Ce furent ensuite, – ainsi j'ai entendu, ainsi je raconte, – le glas funèbre d'une cloche auquel répondaient les sanglots funèbres d'une cellule, – des cris plaintifs et des rires féroces dont frissonnait chaque feuille le long d'une ramée, – et les prières bourdonnantes des pénitents noirs qui accompagnent un criminel au supplice.
Ce furent enfin, – ainsi s'acheva le rêve, ainsi je raconte, – un moine qui expirait couché dans la cendre des agonisants, – une jeune fille qui se débattait pendue aux branches d'un chêne, – et moi que le bourreau liait échevelé sur les rayons de la roue.
Dom Augustin, le prieur défunt, aura, en habit de cordelier, les honneurs de la chapelle ardente ; et Marguerite, que son amant a tuée, sera ensevelie dans sa blanche robe d'innocence, entre quatre cierges de cire.
Mais moi, la barre du bourreau s'était, au premier coup, brisée comme un verre, les torches des pénitents noirs s'étaient éteintes sous des torrents de pluie, la foule s'était écoulée avec les ruisseaux débordés et rapides, – et je poursuivais d'autres songes vers le réveil. »
Aloysius Bertrand, « Un rêve », Gaspard de la nuit, 1842
L'épigramme
Épigramme
Dans l'Antiquité, l'épigramme est une inscription gravée sur un monument ou un tombeau, puis un court poème s'apparentant à l'une de ces inscriptions. À partir du XVIe siècle, l'épigramme prend un caractère satirique.
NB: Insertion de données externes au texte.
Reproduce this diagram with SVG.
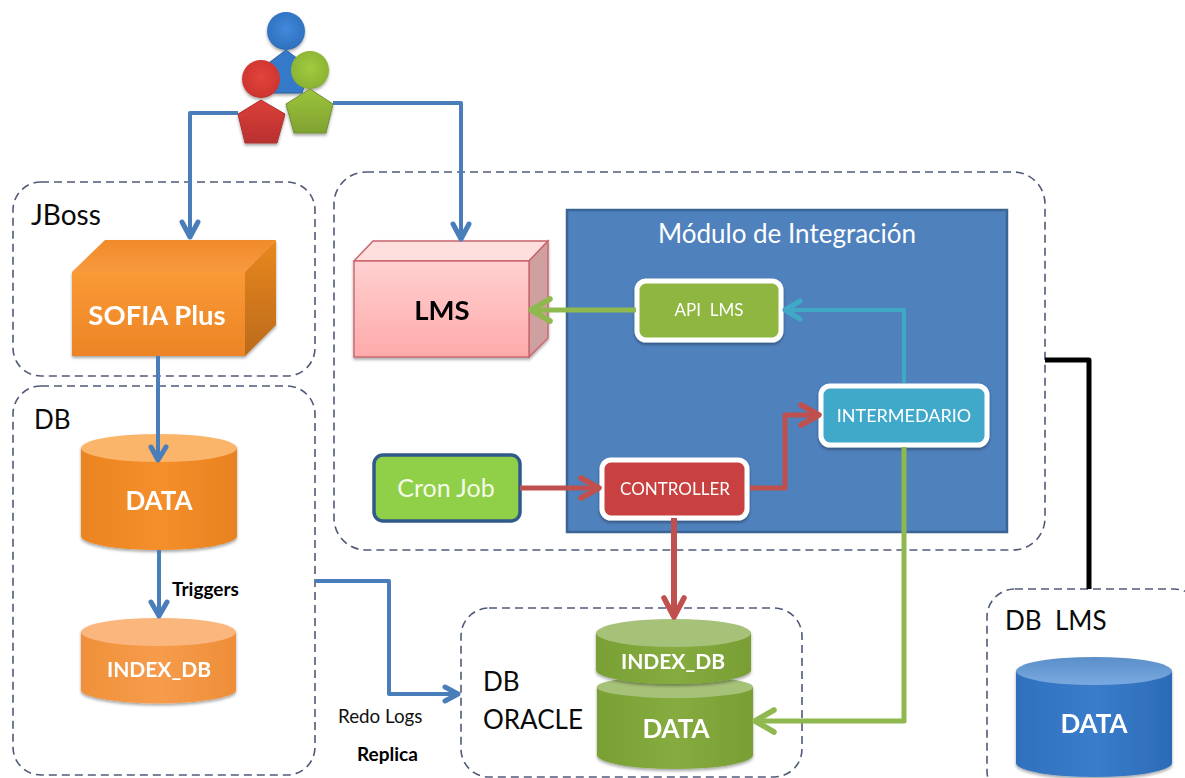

« L'autre jour au fond d'un vallon,
Un serpent piqua Jean Fréron ;
Que croyez-vous qu'il arriva ?
Ce fut le serpent qui creva. »
« L'autre jour au fond d'un vallon », épigramme de Voltaire contre Jean Fréron
Les caractéristiques de l'épigramme sont :
- poème court de forme libre ;
- registre satirique en général ;
- dernier vers constituant une « pointe », c'est-à-dire un effet de surprise, un trait d'humour ou une chute.